→ Aim of the task
Only the lines from the start of the data through the line containing "symbols = [str(i) for i in range(1, 13)]" should be written out, exactly as they are, with both ends included and the pictures left out.

→ Dataset excerpt
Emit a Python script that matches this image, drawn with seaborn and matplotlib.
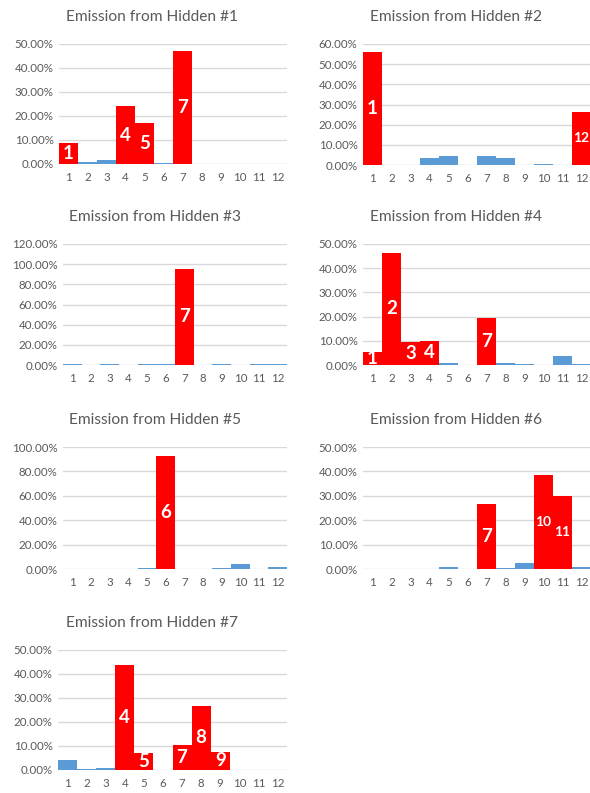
import matplotlib
matplotlib.use("Agg")
import matplotlib.pyplot as plt
import seaborn as sns
import pandas as pd

# Emission probabilities (%) for observed symbols 1..12, per hidden state
symbols = [str(i) for i in range(1, 13)]

hidden_1 = [8.6, 1.0, 1.6, 24.0, 17.1, 0.5, 47.0, 0, 0, 0, 0, 0]
hidden_2 = [56.2, 0, 0, 3.5, 4.6, 0, 4.3, 3.6, 0, 0.7, 0, 26.5]
hidden_3 = [0.6, 0, 0.6, 0, 0.6, 0.6, 95.5, 0, 0.6, 0, 0.6, 0.6]
hidden_4 = [5.2, 46.3, 9.5, 10.0, 1.0, 0, 19.3, 1.0, 0.4, 0, 3.9, 0.6]
hidden_5 = [0, 0, 0, 0, 0.7, 92.8, 0, 0, 0.7, 4.5, 0, 2.0]
hidden_6 = [0, 0, 0, 0, 1.0, 0, 26.6, 0.5, 2.6, 38.6, 30.0, 1.0]
hidden_7 = [4.0, 0.5, 1.0, 43.6, 7.0, 0, 10.4, 26.7, 7.5, 0, 0, 0]

# Dominant symbols of each hidden state (drawn in red and labelled)
dominant_1 = [1, 4, 5, 7]
dominant_2 = [1, 12]
dominant_3 = [7]
dominant_4 = [1, 2, 3, 4, 7]
dominant_5 = [6]
dominant_6 = [7, 10, 11]
dominant_7 = [4, 5, 7, 8, 9]

titles = [f"Emission from Hidden #{i}" for i in range(1, 8)]
series = [hidden_1, hidden_2, hidden_3, hidden_4, hidden_5, hidden_6, hidden_7]
dominants = [dominant_1, dominant_2, dominant_3, dominant_4, dominant_5, dominant_6, dominant_7]
y_max = [50, 60, 120, 50, 100, 50, 50]
y_step = [10, 10, 20, 10, 20, 10, 10]

RED = "#FF0000"
BLUE = "#5B9BD5"
TEXT = "#595959"
GRID = "#D9D9D9"

sns.set_theme(style="white")
plt.rcParams["font.family"] = ["Lato", "DejaVu Sans"]

W, H = 590, 793
fig = plt.figure(figsize=(W / 100, H / 100), dpi=100)

# axes boxes in pixels: left, top, right, bottom
boxes = [
    (59, 44, 287, 164),
    (363, 44, 591, 165),
    (63, 244, 287, 365),
    (363, 244, 591, 365),
    (63, 447, 287, 569),
    (363, 447, 591, 569),
    (58, 650, 287, 770),
]

for title, vals, dom, ymax, step, (l, t, r, b) in zip(titles, series, dominants, y_max, y_step, boxes):
    ax = fig.add_axes([l / W, 1 - b / H, (r - l) / W, (b - t) / H])
    df = pd.DataFrame({
        "symbol": symbols,
        "prob": vals,
        "dominant": [int(s) in dom for s in symbols],
    })
    sns.barplot(data=df, x="symbol", y="prob", hue="dominant", order=symbols,
                palette={True: RED, False: BLUE}, dodge=False, width=1.0,
                saturation=1, legend=False, linewidth=0, ax=ax)
    ax.set_ylim(0, ymax)
    ax.set_xlim(-0.5, 11.5)
    ticks = list(range(0, ymax + 1, step))
    ax.set_yticks(ticks)
    ax.set_yticklabels([f"{v:.2f}%" for v in ticks])
    ax.yaxis.grid(True, color=GRID, linewidth=1)
    ax.set_axisbelow(True)
    for s in ax.spines.values():
        s.set_visible(False)
    ax.tick_params(axis="both", length=0, colors=TEXT, labelsize=8.3)
    ax.tick_params(axis="x", pad=6)
    ax.tick_params(axis="y", pad=4)
    ax.set_xlabel("")
    ax.set_ylabel("")
    h_px = b - t
    ax.text(0.41, 1 + 27 / h_px, title, transform=ax.transAxes, ha="center",
            va="center", fontsize=11.2, color=TEXT)
    for i, s in enumerate(symbols):
        if int(s) in dom:
            v = vals[i]
            ax.text(i, v / 2, s, ha="center", va="center", color="white",
                    fontweight="bold", fontsize=13.5 if len(s) == 1 else 10,
                    clip_on=True)

fig.savefig("out.png", dpi=100)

→ Written solution
Emit a Python script that matches this image, drawn with seaborn and matplotlib.
import matplotlib
matplotlib.use("Agg")
import matplotlib.pyplot as plt
import seaborn as sns
import pandas as pd

# Emission probabilities (%) for observed symbols 1..12, per hidden state
symbols = [str(i) for i in range(1, 13)]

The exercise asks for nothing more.